**SHORT TASK:** Starting at the line containing "Write the Plotly code for this chart.", please quote every line up to and including the line containing "-12.3, -12.25, -12.2, -12.15, -12.07]", exactly, and nothing beyond.

**DATA LINES:**
• • • •

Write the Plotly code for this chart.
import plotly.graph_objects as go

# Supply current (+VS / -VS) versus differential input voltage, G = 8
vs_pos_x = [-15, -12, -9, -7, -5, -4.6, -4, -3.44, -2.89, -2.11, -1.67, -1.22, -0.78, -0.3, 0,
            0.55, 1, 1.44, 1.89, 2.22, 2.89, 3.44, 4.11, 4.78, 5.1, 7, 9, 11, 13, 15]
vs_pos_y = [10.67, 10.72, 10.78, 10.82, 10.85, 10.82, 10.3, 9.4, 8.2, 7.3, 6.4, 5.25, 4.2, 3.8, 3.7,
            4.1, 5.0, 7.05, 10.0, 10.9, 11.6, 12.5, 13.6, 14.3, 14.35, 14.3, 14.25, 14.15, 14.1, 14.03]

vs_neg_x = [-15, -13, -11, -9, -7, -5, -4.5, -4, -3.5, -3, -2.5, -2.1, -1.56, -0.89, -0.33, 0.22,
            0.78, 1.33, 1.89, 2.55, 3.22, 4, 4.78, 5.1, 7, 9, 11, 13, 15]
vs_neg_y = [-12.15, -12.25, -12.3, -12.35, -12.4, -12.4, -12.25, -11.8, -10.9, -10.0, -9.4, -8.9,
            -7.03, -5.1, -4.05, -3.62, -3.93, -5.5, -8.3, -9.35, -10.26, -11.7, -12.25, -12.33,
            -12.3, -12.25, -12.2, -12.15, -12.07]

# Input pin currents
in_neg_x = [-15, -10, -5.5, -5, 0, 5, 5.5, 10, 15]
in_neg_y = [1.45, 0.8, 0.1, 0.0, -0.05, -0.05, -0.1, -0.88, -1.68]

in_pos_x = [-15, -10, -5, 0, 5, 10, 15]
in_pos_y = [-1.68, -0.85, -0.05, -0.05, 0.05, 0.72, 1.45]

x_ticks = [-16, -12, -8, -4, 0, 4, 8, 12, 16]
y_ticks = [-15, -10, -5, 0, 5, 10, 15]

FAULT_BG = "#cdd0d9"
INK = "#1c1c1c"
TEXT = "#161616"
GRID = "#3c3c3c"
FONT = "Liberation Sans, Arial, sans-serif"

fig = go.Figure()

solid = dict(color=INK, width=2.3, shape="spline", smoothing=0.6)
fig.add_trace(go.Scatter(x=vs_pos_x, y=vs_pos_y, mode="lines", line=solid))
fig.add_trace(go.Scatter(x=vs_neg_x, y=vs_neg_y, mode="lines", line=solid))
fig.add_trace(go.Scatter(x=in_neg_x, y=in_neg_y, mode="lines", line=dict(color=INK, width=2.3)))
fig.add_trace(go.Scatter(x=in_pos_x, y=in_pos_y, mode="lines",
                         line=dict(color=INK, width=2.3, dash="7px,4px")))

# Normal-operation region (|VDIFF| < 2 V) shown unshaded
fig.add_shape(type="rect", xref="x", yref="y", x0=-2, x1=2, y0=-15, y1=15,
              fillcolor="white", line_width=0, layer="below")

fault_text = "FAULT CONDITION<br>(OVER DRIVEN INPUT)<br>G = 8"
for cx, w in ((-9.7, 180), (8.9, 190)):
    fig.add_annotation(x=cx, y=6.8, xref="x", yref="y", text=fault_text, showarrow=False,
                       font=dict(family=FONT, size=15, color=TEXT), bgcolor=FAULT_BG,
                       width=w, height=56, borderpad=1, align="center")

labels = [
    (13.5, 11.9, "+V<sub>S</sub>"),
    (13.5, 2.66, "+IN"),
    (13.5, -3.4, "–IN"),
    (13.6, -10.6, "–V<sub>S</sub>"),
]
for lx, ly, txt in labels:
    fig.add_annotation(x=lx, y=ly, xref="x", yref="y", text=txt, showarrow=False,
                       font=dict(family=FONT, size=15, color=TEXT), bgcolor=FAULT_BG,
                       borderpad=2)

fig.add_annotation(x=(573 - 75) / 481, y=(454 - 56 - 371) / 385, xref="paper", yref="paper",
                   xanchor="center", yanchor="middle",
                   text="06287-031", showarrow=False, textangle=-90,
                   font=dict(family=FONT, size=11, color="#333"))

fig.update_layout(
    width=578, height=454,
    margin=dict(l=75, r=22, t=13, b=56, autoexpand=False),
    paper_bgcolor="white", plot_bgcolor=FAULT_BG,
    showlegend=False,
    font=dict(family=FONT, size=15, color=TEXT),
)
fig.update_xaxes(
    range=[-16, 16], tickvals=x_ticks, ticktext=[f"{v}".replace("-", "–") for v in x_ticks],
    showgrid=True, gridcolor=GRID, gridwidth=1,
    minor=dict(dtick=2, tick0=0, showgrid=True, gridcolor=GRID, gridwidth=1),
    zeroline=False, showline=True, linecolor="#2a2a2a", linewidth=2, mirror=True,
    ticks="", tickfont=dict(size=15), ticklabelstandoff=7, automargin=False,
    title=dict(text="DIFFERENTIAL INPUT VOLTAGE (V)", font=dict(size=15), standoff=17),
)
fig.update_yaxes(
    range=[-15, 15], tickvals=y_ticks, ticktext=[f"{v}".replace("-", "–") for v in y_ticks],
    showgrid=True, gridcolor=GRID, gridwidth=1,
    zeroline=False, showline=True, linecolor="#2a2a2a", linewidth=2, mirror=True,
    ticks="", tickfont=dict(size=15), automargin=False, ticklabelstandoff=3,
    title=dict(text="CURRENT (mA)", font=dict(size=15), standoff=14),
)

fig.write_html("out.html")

• • • •

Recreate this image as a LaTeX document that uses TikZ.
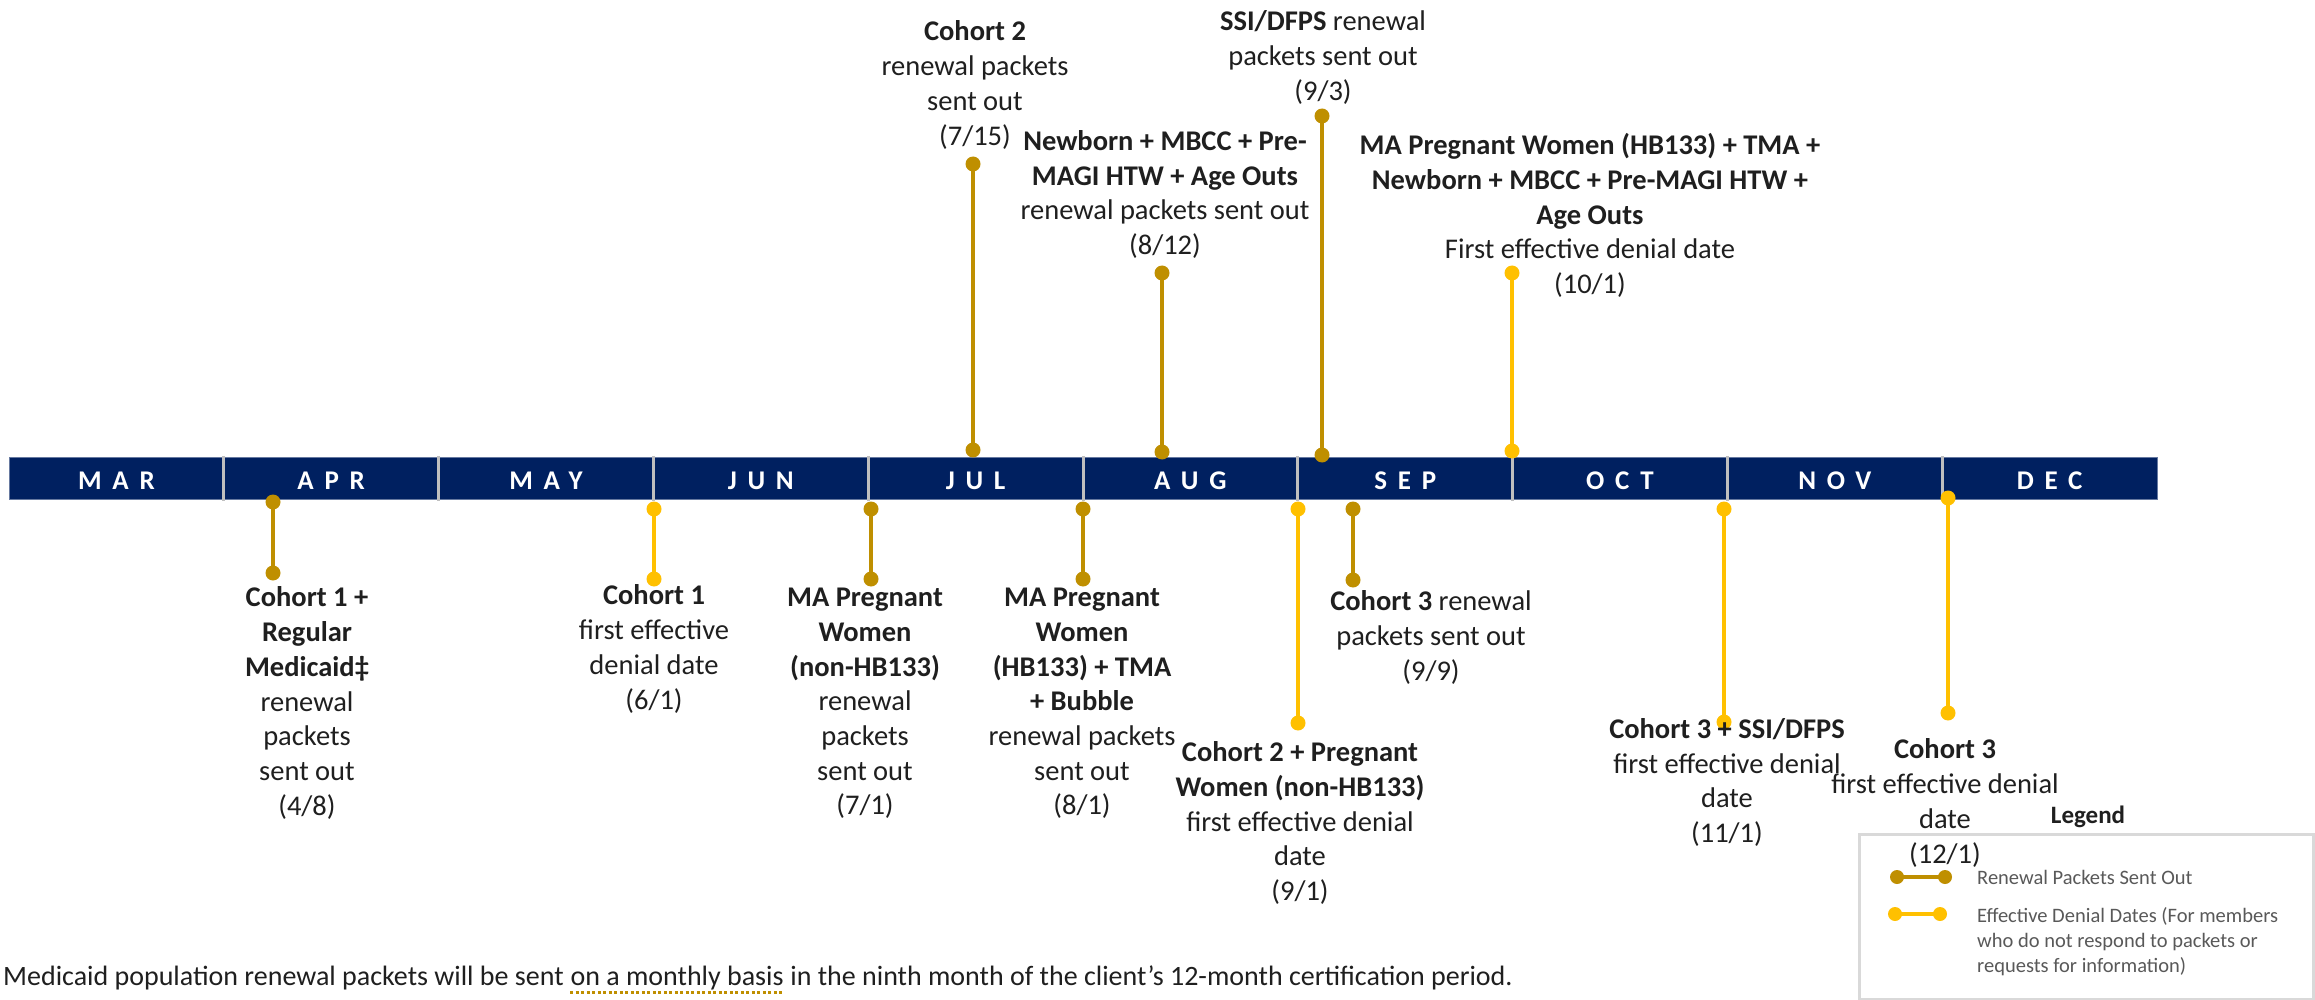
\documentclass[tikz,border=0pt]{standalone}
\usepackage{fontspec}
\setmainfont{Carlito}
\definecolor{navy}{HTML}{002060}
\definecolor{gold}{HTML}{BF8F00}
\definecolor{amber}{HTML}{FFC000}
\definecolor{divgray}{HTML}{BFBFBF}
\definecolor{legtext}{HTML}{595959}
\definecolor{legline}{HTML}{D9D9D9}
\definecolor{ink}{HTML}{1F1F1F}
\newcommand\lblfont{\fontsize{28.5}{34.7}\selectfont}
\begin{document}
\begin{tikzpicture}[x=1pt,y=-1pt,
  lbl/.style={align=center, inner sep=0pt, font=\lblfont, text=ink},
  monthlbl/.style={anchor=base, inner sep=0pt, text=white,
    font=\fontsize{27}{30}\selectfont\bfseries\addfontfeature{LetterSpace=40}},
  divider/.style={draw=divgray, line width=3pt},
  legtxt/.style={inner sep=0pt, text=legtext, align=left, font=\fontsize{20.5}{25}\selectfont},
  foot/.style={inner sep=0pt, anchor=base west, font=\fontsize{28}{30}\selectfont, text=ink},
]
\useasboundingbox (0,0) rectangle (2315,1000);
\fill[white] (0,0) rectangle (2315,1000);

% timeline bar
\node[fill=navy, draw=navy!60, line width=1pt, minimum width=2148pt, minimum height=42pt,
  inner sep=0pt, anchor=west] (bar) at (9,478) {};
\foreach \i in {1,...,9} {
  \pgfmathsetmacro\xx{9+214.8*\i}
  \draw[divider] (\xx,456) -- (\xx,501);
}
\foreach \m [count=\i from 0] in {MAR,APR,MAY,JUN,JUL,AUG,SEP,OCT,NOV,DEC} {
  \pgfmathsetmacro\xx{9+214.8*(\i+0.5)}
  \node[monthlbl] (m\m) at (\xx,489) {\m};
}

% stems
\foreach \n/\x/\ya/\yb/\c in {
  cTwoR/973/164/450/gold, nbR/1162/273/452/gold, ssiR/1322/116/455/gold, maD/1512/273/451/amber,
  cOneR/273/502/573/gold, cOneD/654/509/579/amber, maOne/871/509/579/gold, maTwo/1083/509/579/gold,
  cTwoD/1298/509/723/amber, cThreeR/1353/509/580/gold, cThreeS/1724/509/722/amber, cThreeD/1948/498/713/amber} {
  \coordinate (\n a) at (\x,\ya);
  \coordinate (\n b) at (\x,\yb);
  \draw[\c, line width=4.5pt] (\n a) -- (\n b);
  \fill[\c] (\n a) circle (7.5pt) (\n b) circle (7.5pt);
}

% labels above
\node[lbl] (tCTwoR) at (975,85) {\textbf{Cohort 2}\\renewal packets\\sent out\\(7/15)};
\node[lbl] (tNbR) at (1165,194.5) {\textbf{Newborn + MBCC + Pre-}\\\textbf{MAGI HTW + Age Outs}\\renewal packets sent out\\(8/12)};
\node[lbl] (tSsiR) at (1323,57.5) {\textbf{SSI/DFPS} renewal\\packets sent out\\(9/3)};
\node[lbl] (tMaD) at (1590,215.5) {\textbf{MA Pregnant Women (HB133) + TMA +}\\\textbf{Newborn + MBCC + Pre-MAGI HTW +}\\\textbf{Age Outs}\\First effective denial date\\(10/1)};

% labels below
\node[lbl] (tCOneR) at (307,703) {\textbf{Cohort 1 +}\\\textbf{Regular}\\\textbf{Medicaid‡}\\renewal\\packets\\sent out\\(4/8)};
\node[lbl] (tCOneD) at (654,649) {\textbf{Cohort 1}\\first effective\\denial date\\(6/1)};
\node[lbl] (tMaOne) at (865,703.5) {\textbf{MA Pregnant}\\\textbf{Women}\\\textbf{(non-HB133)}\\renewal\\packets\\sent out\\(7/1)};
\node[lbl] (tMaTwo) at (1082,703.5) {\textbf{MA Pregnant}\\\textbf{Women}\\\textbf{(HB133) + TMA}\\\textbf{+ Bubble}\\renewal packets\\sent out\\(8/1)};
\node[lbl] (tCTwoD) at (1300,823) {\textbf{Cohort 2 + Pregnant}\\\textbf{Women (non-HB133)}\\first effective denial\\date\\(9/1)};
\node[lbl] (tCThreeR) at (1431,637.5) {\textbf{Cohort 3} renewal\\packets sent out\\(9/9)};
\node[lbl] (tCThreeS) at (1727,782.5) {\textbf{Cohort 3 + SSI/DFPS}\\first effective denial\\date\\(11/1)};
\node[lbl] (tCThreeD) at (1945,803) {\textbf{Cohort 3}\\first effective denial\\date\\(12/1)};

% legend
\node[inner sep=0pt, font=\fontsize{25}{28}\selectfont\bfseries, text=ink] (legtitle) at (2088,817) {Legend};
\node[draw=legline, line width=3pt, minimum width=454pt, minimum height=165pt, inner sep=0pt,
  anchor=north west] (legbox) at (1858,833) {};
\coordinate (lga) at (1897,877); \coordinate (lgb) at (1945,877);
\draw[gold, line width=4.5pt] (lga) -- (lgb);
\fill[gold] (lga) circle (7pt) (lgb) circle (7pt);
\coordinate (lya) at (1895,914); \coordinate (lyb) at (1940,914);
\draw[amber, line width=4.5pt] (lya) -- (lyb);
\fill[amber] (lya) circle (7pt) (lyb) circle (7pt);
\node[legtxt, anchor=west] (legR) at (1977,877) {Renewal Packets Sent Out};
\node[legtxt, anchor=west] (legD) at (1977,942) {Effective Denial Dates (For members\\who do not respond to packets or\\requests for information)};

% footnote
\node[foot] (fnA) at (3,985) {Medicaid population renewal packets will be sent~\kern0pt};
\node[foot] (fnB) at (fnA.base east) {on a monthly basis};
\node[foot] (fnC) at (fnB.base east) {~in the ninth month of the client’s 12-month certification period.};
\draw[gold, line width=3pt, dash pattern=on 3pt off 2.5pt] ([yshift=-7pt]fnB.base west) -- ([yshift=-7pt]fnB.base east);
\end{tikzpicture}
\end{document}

• • • •

**TASK RESULT:**
Write the Plotly code for this chart.
import plotly.graph_objects as go

# Supply current (+VS / -VS) versus differential input voltage, G = 8
vs_pos_x = [-15, -12, -9, -7, -5, -4.6, -4, -3.44, -2.89, -2.11, -1.67, -1.22, -0.78, -0.3, 0,
            0.55, 1, 1.44, 1.89, 2.22, 2.89, 3.44, 4.11, 4.78, 5.1, 7, 9, 11, 13, 15]
vs_pos_y = [10.67, 10.72, 10.78, 10.82, 10.85, 10.82, 10.3, 9.4, 8.2, 7.3, 6.4, 5.25, 4.2, 3.8, 3.7,
            4.1, 5.0, 7.05, 10.0, 10.9, 11.6, 12.5, 13.6, 14.3, 14.35, 14.3, 14.25, 14.15, 14.1, 14.03]

vs_neg_x = [-15, -13, -11, -9, -7, -5, -4.5, -4, -3.5, -3, -2.5, -2.1, -1.56, -0.89, -0.33, 0.22,
            0.78, 1.33, 1.89, 2.55, 3.22, 4, 4.78, 5.1, 7, 9, 11, 13, 15]
vs_neg_y = [-12.15, -12.25, -12.3, -12.35, -12.4, -12.4, -12.25, -11.8, -10.9, -10.0, -9.4, -8.9,
            -7.03, -5.1, -4.05, -3.62, -3.93, -5.5, -8.3, -9.35, -10.26, -11.7, -12.25, -12.33,
            -12.3, -12.25, -12.2, -12.15, -12.07]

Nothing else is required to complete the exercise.